Their paths to Pay for Success and the future of impact investing
Jackie Khor and Andrew Chen joined Social Finance in January 2020 to lead essential social investment work, most notably, the continued development and expansion of the Career Impact Bond (CIB) strategy. We talked with them about how they came to Pay for Success (PFS) and what they think lies ahead for the impact investing space.
What drew you to Social Finance and PFS more broadly?
Andrew: As I get older, I think about this more and more — how being an immigrant has made a big difference to me and changed my outlook. I came to the US when I was a child but only as an adult have I realized how difficult it must have been for my parents. The financial system doesn’t work well for immigrants. For example, my parents couldn’t get mortgages because they didn’t have credit histories and it was difficult for them even to set up bank accounts. I consider myself lucky because not everyone gets the opportunities I have had. But I think we can do a better job integrating different segments of our society.

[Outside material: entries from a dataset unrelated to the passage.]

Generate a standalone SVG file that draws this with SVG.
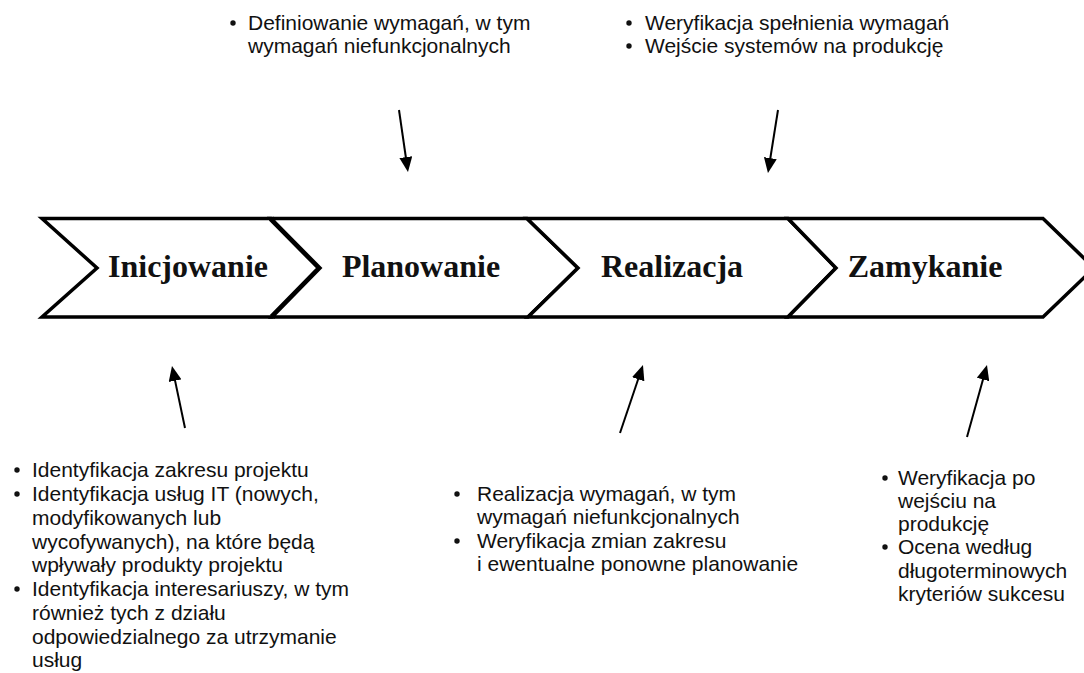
<svg xmlns="http://www.w3.org/2000/svg" width="1084" height="673" viewBox="0 0 1084 673">
<style>
.chev{fill:#fff;stroke:#000;stroke-width:3.5;stroke-linejoin:miter}
.lbl{font-family:"Liberation Serif","Times New Roman",serif;font-weight:bold;font-size:32px;fill:#111;text-anchor:middle}
.txt{font-family:"Liberation Sans",Arial,sans-serif;font-size:21px;fill:#111}
.bul{fill:#111}
.arr{stroke:#000;stroke-width:2;fill:none;marker-end:url(#ah)}
</style>
<defs>
<marker id="ah" viewBox="0 0 15 13" refX="11" refY="6.5" markerWidth="15" markerHeight="13" markerUnits="userSpaceOnUse" orient="auto">
<path d="M0,0 L15,6.5 L0,13 Z" fill="#000"/>
</marker>
</defs>
<rect width="1084" height="673" fill="#fff"/>

<g id="inicjowanie">
<polygon class="chev" points="42,218.5 271,218.5 320,268 272,317 42,317 97,268"/>
<polyline points="271,218.5 320,268 272,317" fill="none" stroke="#000" stroke-width="6"/>
<text class="lbl" x="188" y="277">Inicjowanie</text>
</g>
<g id="planowanie">
<polygon class="chev" points="271,218.5 527,218.5 578,268 528,317 272,317 320,268"/>
<text class="lbl" x="421" y="277">Planowanie</text>
</g>
<g id="realizacja">
<polygon class="chev" points="527,218.5 788,218.5 836,268 788,317 528,317 578,268"/>
<text class="lbl" x="672" y="277">Realizacja</text>
</g>
<g id="zamykanie">
<polygon class="chev" points="788,218.5 1043,218.5 1094,268 1043,317 788,317 836,268"/>
<text class="lbl" x="925" y="277">Zamykanie</text>
</g>

<g id="note-planowanie">
<circle class="bul" cx="233" cy="23" r="2.7"/>
<text class="txt" x="248" y="30">Definiowanie wymagań, w tym</text>
<text class="txt" x="248" y="53">wymagań niefunkcjonalnych</text>
</g>
<g id="note-realizacja-top">
<circle class="bul" cx="629" cy="23" r="2.7"/>
<text class="txt" x="645" y="30">Weryfikacja spełnienia wymagań</text>
<circle class="bul" cx="629" cy="46" r="2.7"/>
<text class="txt" x="645" y="53">Wejście systemów na produkcję</text>
</g>
<g id="note-inicjowanie">
<circle class="bul" cx="17" cy="470" r="2.7"/>
<text class="txt" x="32" y="477">Identyfikacja zakresu projektu</text>
<circle class="bul" cx="17" cy="494" r="2.7"/>
<text class="txt" x="32" y="501">Identyfikacja usług IT (nowych,</text>
<text class="txt" x="32" y="525">modyfikowanych lub</text>
<text class="txt" x="32" y="549">wycofywanych), na które będą</text>
<text class="txt" x="32" y="572">wpływały produkty projektu</text>
<circle class="bul" cx="17" cy="589" r="2.7"/>
<text class="txt" x="32" y="596">Identyfikacja interesariuszy, w tym</text>
<text class="txt" x="32" y="620">również tych z działu</text>
<text class="txt" x="32" y="644">odpowiedzialnego za utrzymanie</text>
<text class="txt" x="32" y="667">usług</text>
</g>
<g id="note-realizacja-bottom">
<circle class="bul" cx="457" cy="494" r="2.7"/>
<text class="txt" x="477" y="501">Realizacja wymagań, w tym</text>
<text class="txt" x="477" y="524">wymagań niefunkcjonalnych</text>
<circle class="bul" cx="457" cy="541" r="2.7"/>
<text class="txt" x="477" y="548">Weryfikacja zmian zakresu</text>
<text class="txt" x="477" y="571">i ewentualne ponowne planowanie</text>
</g>
<g id="note-zamykanie">
<circle class="bul" cx="885" cy="478" r="2.7"/>
<text class="txt" x="898" y="485">Weryfikacja po</text>
<text class="txt" x="898" y="508">wejściu na</text>
<text class="txt" x="898" y="531">produkcję</text>
<circle class="bul" cx="885" cy="547" r="2.7"/>
<text class="txt" x="898" y="554">Ocena według</text>
<text class="txt" x="898" y="578">długoterminowych</text>
<text class="txt" x="898" y="601">kryteriów sukcesu</text>
</g>

<g id="connectors">
<line class="arr" x1="399" y1="110" x2="407.4" y2="168"/>
<line class="arr" x1="778" y1="110" x2="768.6" y2="169"/>
<line class="arr" x1="185" y1="428" x2="172.8" y2="369.9"/>
<line class="arr" x1="620" y1="433" x2="641.7" y2="368.8"/>
<line class="arr" x1="967" y1="437" x2="985.9" y2="368.9"/>
</g>
</svg>
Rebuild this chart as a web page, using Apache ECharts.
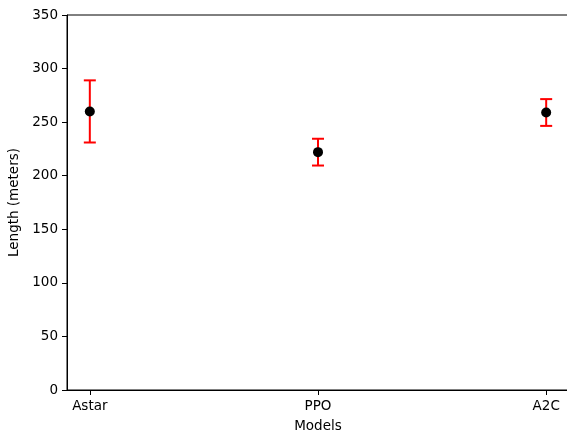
<!DOCTYPE html>
<html>
<head>
<meta charset="utf-8">
<script src="https://cdn.jsdelivr.net/npm/echarts@6/dist/echarts.min.js"></script>
<style>
  html, body { margin: 0; padding: 0; background: #fff; }
  #chart { width: 567px; height: 434px; }
</style>
</head>
<body>
<div id="chart"></div>
<script>
// values
var models = ['Astar', 'PPO', 'A2C'];
var meanLength = [260, 222, 259];
var errLength = [29, 12.5, 12.5];
var yTicks = [0, 50, 100, 150, 200, 250, 300, 350];

var font = 'DejaVu Sans';

var points = models.map(function (m, i) { return [i, meanLength[i]]; });
var bars = models.map(function (m, i) {
    return [i, meanLength[i] - errLength[i], meanLength[i] + errLength[i]];
});

var chart = echarts.init(document.getElementById('chart'));

chart.setOption({
    animation: false,
    // right spine falls just outside the picture in the reference
    grid: {
        left: 67, top: 15, right: -2, bottom: 44,
        outerBoundsMode: 'none',
        containLabel: false,
        show: true, borderColor: '#000', borderWidth: 1, backgroundColor: 'transparent'
    },
    xAxis: {
        type: 'value',
        min: -0.1,
        max: 2.1,
        name: 'Models',
        nameLocation: 'middle',
        nameGap: 29,
        nameTextStyle: { color: '#000', fontFamily: font, fontSize: 13.5 },
        axisLine: { onZero: false, lineStyle: { color: '#000', width: 1 } },
        axisTick: { length: 5, customValues: [0, 1, 2], lineStyle: { color: '#000' } },
        axisLabel: {
            customValues: [0, 1, 2],
            formatter: function (v) { return models[Math.round(v)]; },
            color: '#000', fontFamily: font, fontSize: 13.5, margin: 9
        },
        splitLine: { show: false }
    },
    yAxis: {
        type: 'value',
        min: yTicks[0],
        max: yTicks[yTicks.length - 1],
        interval: 50,
        name: 'Length (meters)',
        nameLocation: 'middle',
        nameGap: 44,
        nameTextStyle: { color: '#000', fontFamily: font, fontSize: 13.5 },
        axisLine: { show: true, onZero: false, lineStyle: { color: '#000', width: 1 } },
        axisTick: { show: true, length: 5, lineStyle: { color: '#000' } },
        axisLabel: { color: '#000', fontFamily: font, fontSize: 13.5, margin: 9 },
        splitLine: { show: false }
    },
    series: [
        {
            type: 'custom',
            data: bars,
            renderItem: function (params, api) {
                var x = api.value(0);
                var lo = api.coord([x, api.value(1)]);
                var hi = api.coord([x, api.value(2)]);
                var cap = 6;
                var style = { stroke: '#ff0000', lineWidth: 2 };
                return {
                    type: 'group',
                    children: [
                        { type: 'line', shape: { x1: lo[0], y1: lo[1], x2: hi[0], y2: hi[1] }, style: style },
                        { type: 'line', shape: { x1: lo[0] - cap, y1: lo[1], x2: lo[0] + cap, y2: lo[1] }, style: style },
                        { type: 'line', shape: { x1: hi[0] - cap, y1: hi[1], x2: hi[0] + cap, y2: hi[1] }, style: style }
                    ]
                };
            },
            z: 2
        },
        {
            type: 'scatter',
            data: points,
            symbol: 'circle',
            symbolSize: 10,
            itemStyle: { color: '#000', opacity: 1 },
            z: 3
        }
    ]
});
</script>
</body>
</html>
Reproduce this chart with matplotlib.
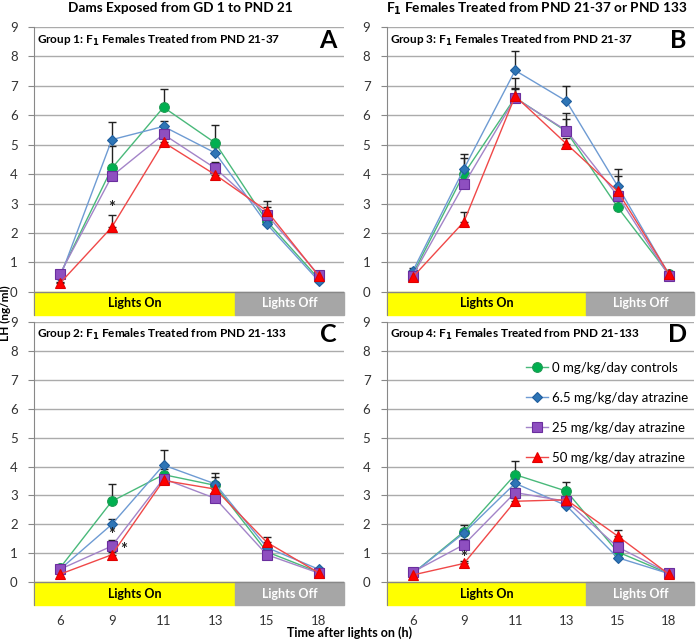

People ask me how I started in engineering and jumped to this impact investing niche. I tell them that they may be different fields but they both center on addressing systemic issues and use the same sort of mental tool sets. As an engineer, I was designing more environmentally sustainable products by accounting for market mispricings and related structural issues. In impact investing, I am also dealing with market failures and figuring out how we can redefine ROI and realign value.
Jackie: I’ve been fortunate enough to work in multiple spaces — the capital markets, the nonprofit sector, and philanthropy — that Social Finance navigates. So the organization represents a natural point of confluence for me. Using capital to drive positive social and environmental outcomes has been a through-line in my career for the past 30 years.
Social Finance has evolved to encapsulate version 3.0 of impact investing. Here, it’s not only about mobilizing capital and channeling it into specific impact investing opportunities but also working with government to inform policy. To create the systemic change Andrew was talking about, you’ve got to affect policy and influence how governments spend money by incentivizing or disincentivizing certain behaviors.
Each of you come to Social Finance with extensive impact investing experience. Jackie, you helped pioneer impact investing as a cofounder at Imprint Capital, and Andrew, you oversaw community development venture capital (CDVC) work at BlueHub. What got each of you interested in the field and how do you see it developing in the near future?
A: My CDVC work was very much an extension of the kind of investing I was interested in anyway. Way back when there was no such thing as double bottom line-investing or impact investing, I was particularly interested in work related to fields like environmental sustainability and advanced manufacturing — areas that people weren’t really thinking about at the time. I realized that once you started layering technology into certain businesses, you could get a leveraging effect with more growth yet lower risk.
In those days I wasn’t thinking about workforce development because I didn’t have that background. Later, after I got into CDVC, I found opportunities to incorporate catalytic capital and technology into investments that also positively impact our communities.
J: CDVC was one of the early sectors that had opportunities for impact investing primarily because there were subsidies like low-income tax credits that incentivized the private sector to invest in affordable housing and other community development projects. So I did work in that space on the investment side at the Rockefeller Foundation.
A: You guys invested in us!
J: Yes, when I was at Rockefeller, I invested in Andrew’s first or second fund. But recently I’ve been working in education. During the 19th and 20th centuries, education was the great equalizer and now it’s become the great divider. Research shows that educational access is one of the key determinants of individual opportunity. But today access to education is based on the zip code you were born in or where your parents went to school. That’s anathema to the American values system.